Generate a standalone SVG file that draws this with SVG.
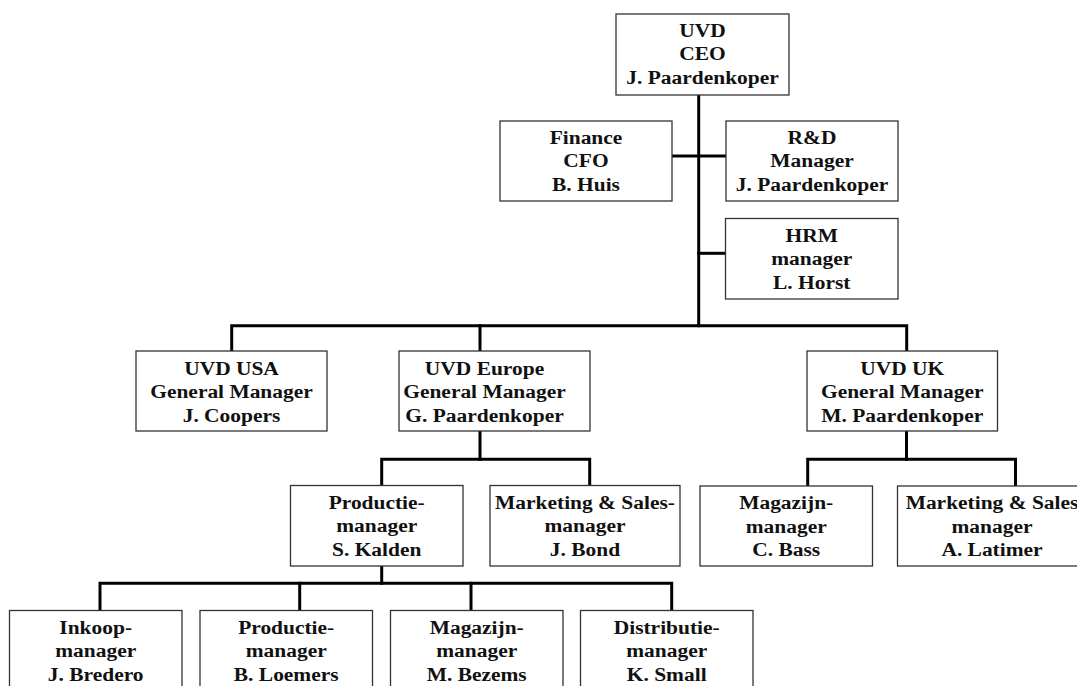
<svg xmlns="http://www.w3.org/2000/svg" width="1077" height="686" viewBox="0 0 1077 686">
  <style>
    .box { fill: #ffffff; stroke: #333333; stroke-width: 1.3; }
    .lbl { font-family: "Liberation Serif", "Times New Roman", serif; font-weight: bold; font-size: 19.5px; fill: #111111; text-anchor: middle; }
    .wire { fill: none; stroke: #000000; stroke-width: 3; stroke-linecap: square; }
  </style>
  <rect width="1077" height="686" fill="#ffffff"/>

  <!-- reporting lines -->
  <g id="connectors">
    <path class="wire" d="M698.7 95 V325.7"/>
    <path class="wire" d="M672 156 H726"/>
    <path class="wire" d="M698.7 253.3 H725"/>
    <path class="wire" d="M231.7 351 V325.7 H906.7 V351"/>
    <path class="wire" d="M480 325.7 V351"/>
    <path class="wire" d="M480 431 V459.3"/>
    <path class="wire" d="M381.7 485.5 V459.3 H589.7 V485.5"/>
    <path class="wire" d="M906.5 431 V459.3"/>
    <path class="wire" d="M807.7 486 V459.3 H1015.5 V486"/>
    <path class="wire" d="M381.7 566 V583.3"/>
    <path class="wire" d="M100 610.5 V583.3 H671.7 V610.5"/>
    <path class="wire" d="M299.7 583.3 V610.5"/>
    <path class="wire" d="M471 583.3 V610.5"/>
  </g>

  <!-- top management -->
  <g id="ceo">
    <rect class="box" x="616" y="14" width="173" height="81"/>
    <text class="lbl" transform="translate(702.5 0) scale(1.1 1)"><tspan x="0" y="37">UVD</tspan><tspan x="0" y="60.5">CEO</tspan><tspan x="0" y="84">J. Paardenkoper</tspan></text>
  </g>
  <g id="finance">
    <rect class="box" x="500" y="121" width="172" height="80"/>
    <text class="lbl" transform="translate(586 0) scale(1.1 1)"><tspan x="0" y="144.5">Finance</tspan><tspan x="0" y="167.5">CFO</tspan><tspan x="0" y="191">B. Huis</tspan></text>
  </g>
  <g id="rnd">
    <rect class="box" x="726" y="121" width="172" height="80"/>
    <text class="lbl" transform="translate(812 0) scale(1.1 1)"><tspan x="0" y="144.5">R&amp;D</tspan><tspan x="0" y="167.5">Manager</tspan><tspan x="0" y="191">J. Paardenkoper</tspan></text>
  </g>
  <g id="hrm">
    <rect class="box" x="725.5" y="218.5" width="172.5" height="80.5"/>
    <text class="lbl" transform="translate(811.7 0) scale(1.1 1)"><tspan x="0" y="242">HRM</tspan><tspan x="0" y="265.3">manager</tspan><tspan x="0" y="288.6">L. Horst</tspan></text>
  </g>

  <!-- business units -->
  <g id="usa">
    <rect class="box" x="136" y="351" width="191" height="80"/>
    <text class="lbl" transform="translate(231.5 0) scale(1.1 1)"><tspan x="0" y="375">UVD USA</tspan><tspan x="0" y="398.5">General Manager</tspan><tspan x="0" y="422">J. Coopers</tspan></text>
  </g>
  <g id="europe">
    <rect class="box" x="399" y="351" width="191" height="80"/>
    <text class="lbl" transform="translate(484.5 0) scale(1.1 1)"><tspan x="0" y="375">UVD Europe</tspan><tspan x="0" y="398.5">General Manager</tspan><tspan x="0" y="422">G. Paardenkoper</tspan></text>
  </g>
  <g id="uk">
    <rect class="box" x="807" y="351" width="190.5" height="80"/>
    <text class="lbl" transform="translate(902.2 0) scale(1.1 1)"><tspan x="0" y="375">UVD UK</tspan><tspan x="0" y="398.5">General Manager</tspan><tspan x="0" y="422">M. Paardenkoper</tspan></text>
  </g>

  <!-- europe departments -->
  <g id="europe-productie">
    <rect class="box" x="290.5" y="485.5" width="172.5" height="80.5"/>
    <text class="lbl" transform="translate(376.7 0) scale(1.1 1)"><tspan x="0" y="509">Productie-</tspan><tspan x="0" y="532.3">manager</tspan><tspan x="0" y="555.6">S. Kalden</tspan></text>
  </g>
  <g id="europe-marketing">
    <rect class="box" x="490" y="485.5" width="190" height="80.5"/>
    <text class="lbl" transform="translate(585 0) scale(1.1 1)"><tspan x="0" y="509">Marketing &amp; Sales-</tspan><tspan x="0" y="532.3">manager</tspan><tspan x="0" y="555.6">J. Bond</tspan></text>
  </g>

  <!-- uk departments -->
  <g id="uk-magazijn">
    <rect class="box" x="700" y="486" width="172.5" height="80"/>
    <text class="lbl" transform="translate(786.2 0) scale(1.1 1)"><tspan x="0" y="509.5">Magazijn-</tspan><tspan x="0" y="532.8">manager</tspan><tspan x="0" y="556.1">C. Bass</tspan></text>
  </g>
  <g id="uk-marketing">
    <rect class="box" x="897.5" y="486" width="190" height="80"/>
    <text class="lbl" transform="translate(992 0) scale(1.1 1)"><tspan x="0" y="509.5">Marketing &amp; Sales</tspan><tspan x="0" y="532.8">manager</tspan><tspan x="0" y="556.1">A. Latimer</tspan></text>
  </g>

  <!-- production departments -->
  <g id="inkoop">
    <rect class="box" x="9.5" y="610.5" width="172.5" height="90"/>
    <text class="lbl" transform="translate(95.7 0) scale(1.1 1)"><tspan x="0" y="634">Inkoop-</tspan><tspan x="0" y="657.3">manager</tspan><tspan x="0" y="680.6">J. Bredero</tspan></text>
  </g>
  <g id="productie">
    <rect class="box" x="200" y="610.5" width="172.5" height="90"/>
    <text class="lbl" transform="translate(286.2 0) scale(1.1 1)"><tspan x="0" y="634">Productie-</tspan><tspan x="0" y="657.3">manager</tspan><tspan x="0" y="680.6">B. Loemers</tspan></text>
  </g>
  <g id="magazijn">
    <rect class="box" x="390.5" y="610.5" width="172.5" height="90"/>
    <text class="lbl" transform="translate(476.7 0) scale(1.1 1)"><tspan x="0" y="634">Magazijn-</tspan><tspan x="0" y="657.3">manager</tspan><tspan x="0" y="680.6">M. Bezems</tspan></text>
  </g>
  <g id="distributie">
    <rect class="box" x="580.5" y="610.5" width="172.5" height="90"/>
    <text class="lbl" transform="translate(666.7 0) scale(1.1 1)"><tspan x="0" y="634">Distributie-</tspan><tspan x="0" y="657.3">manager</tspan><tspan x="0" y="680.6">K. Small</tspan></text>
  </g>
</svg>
____________________
◆ Problem to solve ◆
Transcribe the listing in full. Omit the pictures and keep every line exact.

◆ Correct answer ◆
Generate a standalone SVG file that draws this with SVG.
<svg xmlns="http://www.w3.org/2000/svg" width="1077" height="686" viewBox="0 0 1077 686">
  <style>
    .box { fill: #ffffff; stroke: #333333; stroke-width: 1.3; }
    .lbl { font-family: "Liberation Serif", "Times New Roman", serif; font-weight: bold; font-size: 19.5px; fill: #111111; text-anchor: middle; }
    .wire { fill: none; stroke: #000000; stroke-width: 3; stroke-linecap: square; }
  </style>
  <rect width="1077" height="686" fill="#ffffff"/>

  <!-- reporting lines -->
  <g id="connectors">
    <path class="wire" d="M698.7 95 V325.7"/>
    <path class="wire" d="M672 156 H726"/>
    <path class="wire" d="M698.7 253.3 H725"/>
    <path class="wire" d="M231.7 351 V325.7 H906.7 V351"/>
    <path class="wire" d="M480 325.7 V351"/>
    <path class="wire" d="M480 431 V459.3"/>
    <path class="wire" d="M381.7 485.5 V459.3 H589.7 V485.5"/>
    <path class="wire" d="M906.5 431 V459.3"/>
    <path class="wire" d="M807.7 486 V459.3 H1015.5 V486"/>
    <path class="wire" d="M381.7 566 V583.3"/>
    <path class="wire" d="M100 610.5 V583.3 H671.7 V610.5"/>
    <path class="wire" d="M299.7 583.3 V610.5"/>
    <path class="wire" d="M471 583.3 V610.5"/>
  </g>

  <!-- top management -->
  <g id="ceo">
    <rect class="box" x="616" y="14" width="173" height="81"/>
    <text class="lbl" transform="translate(702.5 0) scale(1.1 1)"><tspan x="0" y="37">UVD</tspan><tspan x="0" y="60.5">CEO</tspan><tspan x="0" y="84">J. Paardenkoper</tspan></text>
  </g>
  <g id="finance">
    <rect class="box" x="500" y="121" width="172" height="80"/>
    <text class="lbl" transform="translate(586 0) scale(1.1 1)"><tspan x="0" y="144.5">Finance</tspan><tspan x="0" y="167.5">CFO</tspan><tspan x="0" y="191">B. Huis</tspan></text>
  </g>
  <g id="rnd">
    <rect class="box" x="726" y="121" width="172" height="80"/>
    <text class="lbl" transform="translate(812 0) scale(1.1 1)"><tspan x="0" y="144.5">R&amp;D</tspan><tspan x="0" y="167.5">Manager</tspan><tspan x="0" y="191">J. Paardenkoper</tspan></text>
  </g>
  <g id="hrm">
    <rect class="box" x="725.5" y="218.5" width="172.5" height="80.5"/>
    <text class="lbl" transform="translate(811.7 0) scale(1.1 1)"><tspan x="0" y="242">HRM</tspan><tspan x="0" y="265.3">manager</tspan><tspan x="0" y="288.6">L. Horst</tspan></text>
  </g>

  <!-- business units -->
  <g id="usa">
    <rect class="box" x="136" y="351" width="191" height="80"/>
    <text class="lbl" transform="translate(231.5 0) scale(1.1 1)"><tspan x="0" y="375">UVD USA</tspan><tspan x="0" y="398.5">General Manager</tspan><tspan x="0" y="422">J. Coopers</tspan></text>
  </g>
  <g id="europe">
    <rect class="box" x="399" y="351" width="191" height="80"/>
    <text class="lbl" transform="translate(484.5 0) scale(1.1 1)"><tspan x="0" y="375">UVD Europe</tspan><tspan x="0" y="398.5">General Manager</tspan><tspan x="0" y="422">G. Paardenkoper</tspan></text>
  </g>
  <g id="uk">
    <rect class="box" x="807" y="351" width="190.5" height="80"/>
    <text class="lbl" transform="translate(902.2 0) scale(1.1 1)"><tspan x="0" y="375">UVD UK</tspan><tspan x="0" y="398.5">General Manager</tspan><tspan x="0" y="422">M. Paardenkoper</tspan></text>
  </g>

  <!-- europe departments -->
  <g id="europe-productie">
    <rect class="box" x="290.5" y="485.5" width="172.5" height="80.5"/>
    <text class="lbl" transform="translate(376.7 0) scale(1.1 1)"><tspan x="0" y="509">Productie-</tspan><tspan x="0" y="532.3">manager</tspan><tspan x="0" y="555.6">S. Kalden</tspan></text>
  </g>
  <g id="europe-marketing">
    <rect class="box" x="490" y="485.5" width="190" height="80.5"/>
    <text class="lbl" transform="translate(585 0) scale(1.1 1)"><tspan x="0" y="509">Marketing &amp; Sales-</tspan><tspan x="0" y="532.3">manager</tspan><tspan x="0" y="555.6">J. Bond</tspan></text>
  </g>

  <!-- uk departments -->
  <g id="uk-magazijn">
    <rect class="box" x="700" y="486" width="172.5" height="80"/>
    <text class="lbl" transform="translate(786.2 0) scale(1.1 1)"><tspan x="0" y="509.5">Magazijn-</tspan><tspan x="0" y="532.8">manager</tspan><tspan x="0" y="556.1">C. Bass</tspan></text>
  </g>
  <g id="uk-marketing">
    <rect class="box" x="897.5" y="486" width="190" height="80"/>
    <text class="lbl" transform="translate(992 0) scale(1.1 1)"><tspan x="0" y="509.5">Marketing &amp; Sales</tspan><tspan x="0" y="532.8">manager</tspan><tspan x="0" y="556.1">A. Latimer</tspan></text>
  </g>

  <!-- production departments -->
  <g id="inkoop">
    <rect class="box" x="9.5" y="610.5" width="172.5" height="90"/>
    <text class="lbl" transform="translate(95.7 0) scale(1.1 1)"><tspan x="0" y="634">Inkoop-</tspan><tspan x="0" y="657.3">manager</tspan><tspan x="0" y="680.6">J. Bredero</tspan></text>
  </g>
  <g id="productie">
    <rect class="box" x="200" y="610.5" width="172.5" height="90"/>
    <text class="lbl" transform="translate(286.2 0) scale(1.1 1)"><tspan x="0" y="634">Productie-</tspan><tspan x="0" y="657.3">manager</tspan><tspan x="0" y="680.6">B. Loemers</tspan></text>
  </g>
  <g id="magazijn">
    <rect class="box" x="390.5" y="610.5" width="172.5" height="90"/>
    <text class="lbl" transform="translate(476.7 0) scale(1.1 1)"><tspan x="0" y="634">Magazijn-</tspan><tspan x="0" y="657.3">manager</tspan><tspan x="0" y="680.6">M. Bezems</tspan></text>
  </g>
  <g id="distributie">
    <rect class="box" x="580.5" y="610.5" width="172.5" height="90"/>
    <text class="lbl" transform="translate(666.7 0) scale(1.1 1)"><tspan x="0" y="634">Distributie-</tspan><tspan x="0" y="657.3">manager</tspan><tspan x="0" y="680.6">K. Small</tspan></text>
  </g>
</svg>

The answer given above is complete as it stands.